Even the best laid plans can go array, though. Sadly, that is what happened when I read The Glass Room. Despite my best efforts, this book didn’t click for me.
Let me express the good qualities of this book first. First, Mawer’s writing style is descriptive and rich. He can paint a picture in the mind’s eye, which helps propel his novel. Additionally, he did a great job incorporating the arts into the novel. With an architectural feat such as the Glass House, that’s an important thing to do, but he also wove in music, painting and sculpture – and did so beautifully. Finally, the plight of early Czechoslovakia as it struggled to get its legs between the World Wars was illuminating, and I learned more about this aspect of history.

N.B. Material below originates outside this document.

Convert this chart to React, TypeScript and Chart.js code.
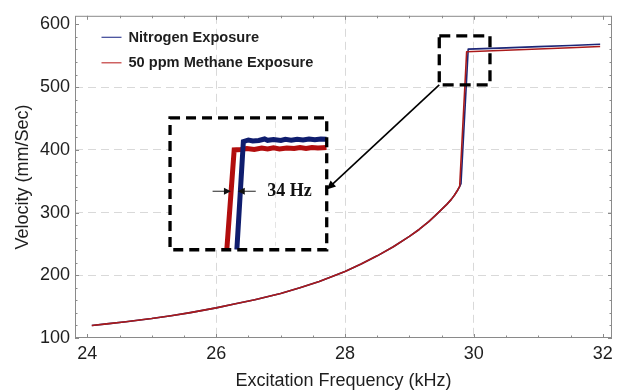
import React, { useEffect, useRef } from "react";
import { Chart, registerables } from "chart.js";

Chart.register(...registerables);

// ---------- data ----------
const X_TICKS = [24, 26, 28, 30, 32];
const Y_TICKS = [100, 200, 300, 400, 500, 600];
const X_GRID = [26, 28, 30];
const Y_GRID = [200, 300, 400, 500];

const N2_FREQ = [24.07, 24.3, 24.6, 25.0, 25.3, 25.6, 26.0, 26.3, 26.6, 27.0, 27.3, 27.6, 28.0, 28.25, 28.5, 28.75, 29.0, 29.15, 29.3, 29.4, 29.5, 29.58, 29.65, 29.7, 29.75, 29.78, 29.8, 29.912, 30.5, 31.0, 31.5, 31.96];
const N2_VEL = [120, 122.5, 126, 131, 135.5, 140.5, 148, 154.5, 161, 171, 180, 190, 206, 218, 231, 245.5, 262, 273, 285.5, 295, 305, 313, 321, 328, 336, 341.5, 346, 560.5, 562.6, 564.5, 566.4, 568.3];

const CH4_FREQ = [24.07, 24.3, 24.6, 25.0, 25.3, 25.6, 26.0, 26.3, 26.6, 27.0, 27.3, 27.6, 28.0, 28.25, 28.5, 28.75, 29.0, 29.15, 29.3, 29.4, 29.5, 29.58, 29.65, 29.7, 29.75, 29.78, 29.888, 30.5, 31.0, 31.5, 31.96];
const CH4_VEL = [120, 122.5, 126, 131, 135.5, 140.5, 148, 154.5, 161, 171, 180, 190, 206, 218, 231, 245.5, 262, 273, 285.5, 295, 305, 313, 321, 328, 336, 342, 556.4, 558.8, 560.8, 562.8, 564.7];

// inset (zoomed view of the jump)
const INSET_N2_FREQ = [29.776, 29.798, 29.815, 29.83, 29.85, 29.87, 29.88, 29.9, 29.925, 29.94, 29.96, 29.98, 30.0, 30.02, 30.04, 30.06, 30.08];
const INSET_N2_VEL = [500, 565.6, 566.6, 566.0, 566.3, 567.2, 566.4, 566.9, 566.3, 567.0, 566.5, 567.1, 566.6, 567.2, 566.7, 567.2, 567.0];
const INSET_CH4_FREQ = [29.742, 29.767, 29.79, 29.81, 29.835, 29.86, 29.88, 29.9, 29.92, 29.945, 29.97, 29.99, 30.01, 30.03, 30.05, 30.08];
const INSET_CH4_VEL = [500, 560.6, 560.8, 561.4, 560.9, 561.7, 561.1, 561.8, 561.2, 561.8, 561.4, 562.0, 561.5, 562.1, 561.7, 562.0];

const INSET_FREQ_RANGE = [29.55, 30.08];
const INSET_VEL_RANGE = [500, 580];
const INSET_GRID_FREQ = [29.905];

// annotation geometry, in data units
const ZOOM_BOX_FREQ = [29.463, 30.25];
const ZOOM_BOX_VEL = [503.6, 581.7];
const INSET_BOX_FREQ = [25.284, 27.716];
const INSET_BOX_VEL = [240.7, 450.9];
const CONNECTOR_INSET_VEL = 536.5;
const GAP_LABEL = "34 Hz";
const GAP_LABEL_POS = [29.879, 535.5];
const GAP_ARROW_LEFT = [29.694, 29.756];
const GAP_ARROW_RIGHT = [29.84, 29.779];
const GAP_ARROW_VEL = 535.5;

const BLUE = "#1c2677";
const RED = "#ab1a1a";
const INSET_BLUE = "#0f1d6e";
const INSET_RED = "#b20e0e";
const LEGEND_BLUE = "#3a4596";
const LEGEND_RED = "#c23a3a";
const GRID = "#d9d9d9";
const FRAME = "#8a8a8a";
const TEXT = "#1e1e1e";
const FONT = "'Liberation Sans', Arial, sans-serif";

function arrowHead(ctx: CanvasRenderingContext2D, x1: number, y1: number, x2: number, y2: number, len: number, half: number) {
  const dx = x2 - x1, dy = y2 - y1;
  const d = Math.hypot(dx, dy) || 1;
  const ux = dx / d, uy = dy / d;
  const bx = x2 - ux * len, by = y2 - uy * len;
  ctx.beginPath();
  ctx.moveTo(x1, y1);
  ctx.lineTo(bx + ux * 1, by + uy * 1);
  ctx.stroke();
  ctx.beginPath();
  ctx.moveTo(x2, y2);
  ctx.lineTo(bx - uy * half, by + ux * half);
  ctx.lineTo(bx + uy * half, by - ux * half);
  ctx.closePath();
  ctx.fill();
}

const insetLayoutPlugin = {
  id: "insetLayout",
  afterLayout(chart: any) {
    const xs = chart.scales.x, ys = chart.scales.y;
    const xi = chart.scales.xi, yi = chart.scales.yi;
    const l = xs.getPixelForValue(INSET_BOX_FREQ[0]);
    const r = xs.getPixelForValue(INSET_BOX_FREQ[1]);
    const t = ys.getPixelForValue(INSET_BOX_VEL[1]);
    const b = ys.getPixelForValue(INSET_BOX_VEL[0]);
    xi.left = l; xi.right = r; xi.width = r - l; xi.configure();
    yi.top = t; yi.bottom = b; yi.height = b - t; yi.configure();
  },
  beforeDatasetsDraw(chart: any) {
    const { ctx } = chart;
    const xi = chart.scales.xi, yi = chart.scales.yi;
    const l = xi.left, r = xi.right, t = yi.top, b = yi.bottom;
    ctx.save();
    ctx.fillStyle = "#ffffff";
    ctx.fillRect(l, t, r - l, b - t);
    ctx.strokeStyle = "#e4e4e4";
    ctx.lineWidth = 1;
    ctx.setLineDash([6, 4]);
    for (const v of INSET_GRID_FREQ) {
      const px = Math.round(xi.getPixelForValue(v)) + 0.5;
      ctx.beginPath();
      ctx.moveTo(px, t + 4);
      ctx.lineTo(px, b - 4);
      ctx.stroke();
    }
    ctx.restore();
  },
  afterDatasetsDraw(chart: any) {
    const { ctx, chartArea: ca } = chart;
    const xs = chart.scales.x, ys = chart.scales.y;
    const xi = chart.scales.xi, yi = chart.scales.yi;
    ctx.save();

    // frame
    ctx.strokeStyle = FRAME;
    ctx.lineWidth = 1;
    ctx.setLineDash([]);
    ctx.strokeRect(ca.left + 0.5, ca.top + 0.5, ca.right - ca.left - 1, ca.bottom - ca.top - 1);
    for (let v = X_TICKS[0]; v <= X_TICKS[X_TICKS.length - 1] + 1e-9; v += 0.5) {
      const major = X_TICKS.some((m) => Math.abs(m - v) < 1e-6);
      const len = major ? 4 : 2.5;
      const px = Math.round(xs.getPixelForValue(v)) + 0.5;
      ctx.beginPath();
      ctx.moveTo(px, ca.bottom); ctx.lineTo(px, ca.bottom - len);
      ctx.moveTo(px, ca.top); ctx.lineTo(px, ca.top + len);
      ctx.stroke();
    }
    for (let v = Y_TICKS[0]; v <= Y_TICKS[Y_TICKS.length - 1] + 1e-9; v += 20) {
      const major = Y_TICKS.some((m) => Math.abs(m - v) < 1e-6);
      const len = major ? 4 : 2.5;
      const py = Math.round(ys.getPixelForValue(v)) + 0.5;
      ctx.beginPath();
      ctx.moveTo(ca.left, py); ctx.lineTo(ca.left + len, py);
      ctx.moveTo(ca.right, py); ctx.lineTo(ca.right - len, py);
      ctx.stroke();
    }

    // dashed zoom box around the jump
    ctx.strokeStyle = "#000";
    ctx.lineWidth = 3.3;
    ctx.setLineDash([11, 6]);
    const zl = xs.getPixelForValue(ZOOM_BOX_FREQ[0]);
    const zr = xs.getPixelForValue(ZOOM_BOX_FREQ[1]);
    const zt = ys.getPixelForValue(ZOOM_BOX_VEL[1]);
    const zb = ys.getPixelForValue(ZOOM_BOX_VEL[0]);
    ctx.strokeRect(zl, zt, zr - zl, zb - zt);

    // inset dashed box
    const il = xi.left, ir = xi.right, it = yi.top, ib = yi.bottom;
    ctx.setLineDash([10, 6]);
    ctx.strokeRect(il, it, ir - il, ib - it);
    ctx.setLineDash([]);

    // connector from zoom box to inset
    ctx.lineWidth = 1.6;
    ctx.fillStyle = "#000";
    arrowHead(ctx, zl, zb, ir, yi.getPixelForValue(CONNECTOR_INSET_VEL), 9, 4);

    // 34 Hz arrows
    ctx.lineWidth = 1;
    ctx.strokeStyle = "#222";
    ctx.fillStyle = "#111";
    const ay = yi.getPixelForValue(GAP_ARROW_VEL);
    arrowHead(ctx, xi.getPixelForValue(GAP_ARROW_LEFT[0]), ay, xi.getPixelForValue(GAP_ARROW_LEFT[1]), ay, 7, 3.5);
    arrowHead(ctx, xi.getPixelForValue(GAP_ARROW_RIGHT[0]), ay, xi.getPixelForValue(GAP_ARROW_RIGHT[1]), ay, 7, 3.5);

    ctx.fillStyle = "#111";
    ctx.font = "bold 18px 'Liberation Serif', 'Times New Roman', serif";
    ctx.textAlign = "left";
    ctx.textBaseline = "middle";
    ctx.fillText(GAP_LABEL, xi.getPixelForValue(GAP_LABEL_POS[0]), yi.getPixelForValue(GAP_LABEL_POS[1]));

    // legend
    const legendColors = [LEGEND_BLUE, LEGEND_RED];
    [0, 1].forEach((i) => {
      const ds: any = chart.data.datasets[i];
      const y = ca.top + 21.5 + i * 25.5;
      ctx.strokeStyle = legendColors[i];
      ctx.lineWidth = 1.2;
      ctx.beginPath();
      ctx.moveTo(ca.left + 26.5, y);
      ctx.lineTo(ca.left + 46.5, y);
      ctx.stroke();
      ctx.fillStyle = TEXT;
      ctx.font = `bold 14.6px ${FONT}`;
      ctx.textBaseline = "middle";
      ctx.fillText(ds.label, ca.left + 53.5, y + 0.5);
    });

    ctx.restore();
  },
};

export default function App() {
  const ref = useRef<HTMLCanvasElement | null>(null);
  useEffect(() => {
    const canvas = ref.current;
    if (!canvas) return;
    Chart.defaults.font.family = FONT;
    const pts = (xs: number[], ys: number[]) => xs.map((x, i) => ({ x, y: ys[i] }));
    const chart = new Chart(canvas, {
      type: "line",
      data: {
        datasets: [
          { label: "Nitrogen Exposure", data: pts(N2_FREQ, N2_VEL), borderColor: BLUE, borderWidth: 1.6, pointRadius: 0, tension: 0, borderJoinStyle: "round", order: 2, xAxisID: "x", yAxisID: "y" },
          { label: "50 ppm Methane Exposure", data: pts(CH4_FREQ, CH4_VEL), borderColor: RED, borderWidth: 1.6, pointRadius: 0, tension: 0, borderJoinStyle: "round", order: 1, xAxisID: "x", yAxisID: "y" },
          { label: "inset-ch4", data: pts(INSET_CH4_FREQ, INSET_CH4_VEL), borderColor: INSET_RED, borderWidth: 5, pointRadius: 0, tension: 0, order: 4, xAxisID: "xi", yAxisID: "yi", borderCapStyle: "butt", borderJoinStyle: "miter" },
          { label: "inset-n2", data: pts(INSET_N2_FREQ, INSET_N2_VEL), borderColor: INSET_BLUE, borderWidth: 5, pointRadius: 0, tension: 0, order: 3, xAxisID: "xi", yAxisID: "yi", borderCapStyle: "butt", borderJoinStyle: "miter" },
        ] as any,
      },
      options: {
        responsive: false,
        animation: false,
        devicePixelRatio: 1,
        layout: { padding: { top: 13, right: 9, left: 0, bottom: 0 } },
        plugins: { legend: { display: false }, tooltip: { enabled: false } },
        scales: {
          x: {
            type: "linear",
            position: "bottom",
            min: 23.809,
            max: 32.144,
            afterBuildTicks: (s: any) => { s.ticks = X_TICKS.map((v) => ({ value: v })); },
            afterFit: (s: any) => { s.height = 52; },
            grid: {
              color: (c: any) => (c.tick && X_GRID.includes(c.tick.value) ? GRID : "rgba(0,0,0,0)"),
              lineWidth: 1,
              drawTicks: false,
            },
            border: { display: false, dash: [8, 5] },
            ticks: { color: TEXT, font: { size: 18, family: FONT }, padding: 5, maxRotation: 0, autoSkip: false },
            title: { display: true, text: "Excitation Frequency (kHz)", color: TEXT, font: { size: 18, family: FONT, lineHeight: 1 }, padding: { top: 0, bottom: 0 } },
          },
          y: {
            type: "linear",
            position: "left",
            min: 100,
            max: 613.7,
            afterBuildTicks: (s: any) => { s.ticks = Y_TICKS.map((v) => ({ value: v })); },
            afterFit: (s: any) => { s.width = 75; },
            grid: {
              color: (c: any) => (c.tick && Y_GRID.includes(c.tick.value) ? GRID : "rgba(0,0,0,0)"),
              lineWidth: 1,
              drawTicks: false,
            },
            border: { display: false, dash: [8, 5] },
            ticks: { color: TEXT, font: { size: 18, family: FONT }, padding: 5, autoSkip: false },
            title: { display: true, text: "Velocity (mm/Sec)", color: TEXT, font: { size: 18, family: FONT, lineHeight: 1 }, padding: { top: 14, bottom: 0 } },
          },
          xi: { type: "linear", position: "bottom", display: false, min: INSET_FREQ_RANGE[0], max: INSET_FREQ_RANGE[1] },
          yi: { type: "linear", position: "left", display: false, min: INSET_VEL_RANGE[0], max: INSET_VEL_RANGE[1] },
        },
      } as any,
      plugins: [insetLayoutPlugin],
    });
    return () => chart.destroy();
  }, []);

  return (
    <div style={{ position: "fixed", left: 0, top: 0, width: 621, height: 390, background: "#fff" }}>
      <canvas ref={ref} width={621} height={390} style={{ width: 621, height: 390, display: "block" }} />
    </div>
  );
}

Here’s where I struggled: the characterization. It was very one-dimensional, and as a result, I didn’t like one character. Perhaps I would have liked them more if Mawer had given me more information about them. His characterization centered around their sex lives. Each character’s lives were qualified by their sexual activity or desires. Making this worse was the unequal descriptions about sex. Mawer fills us with intimate details about the female characters – the size of their breasts, the color of their nipples, the roundness of their bellies, the texture of their pubic hairs. However, with the male characters, we got nothing – not even a chest hair. Sex was definitely told from a male perspective in this story.
I am in the minority when it comes to The Glass House, so I encourage you to read other reviews before deciding on this book. Many other readers were moved by this story, and you might be too. As for me, I am happy that The Glass House is over and ready to find a book that better fits my fickle tastes. ( )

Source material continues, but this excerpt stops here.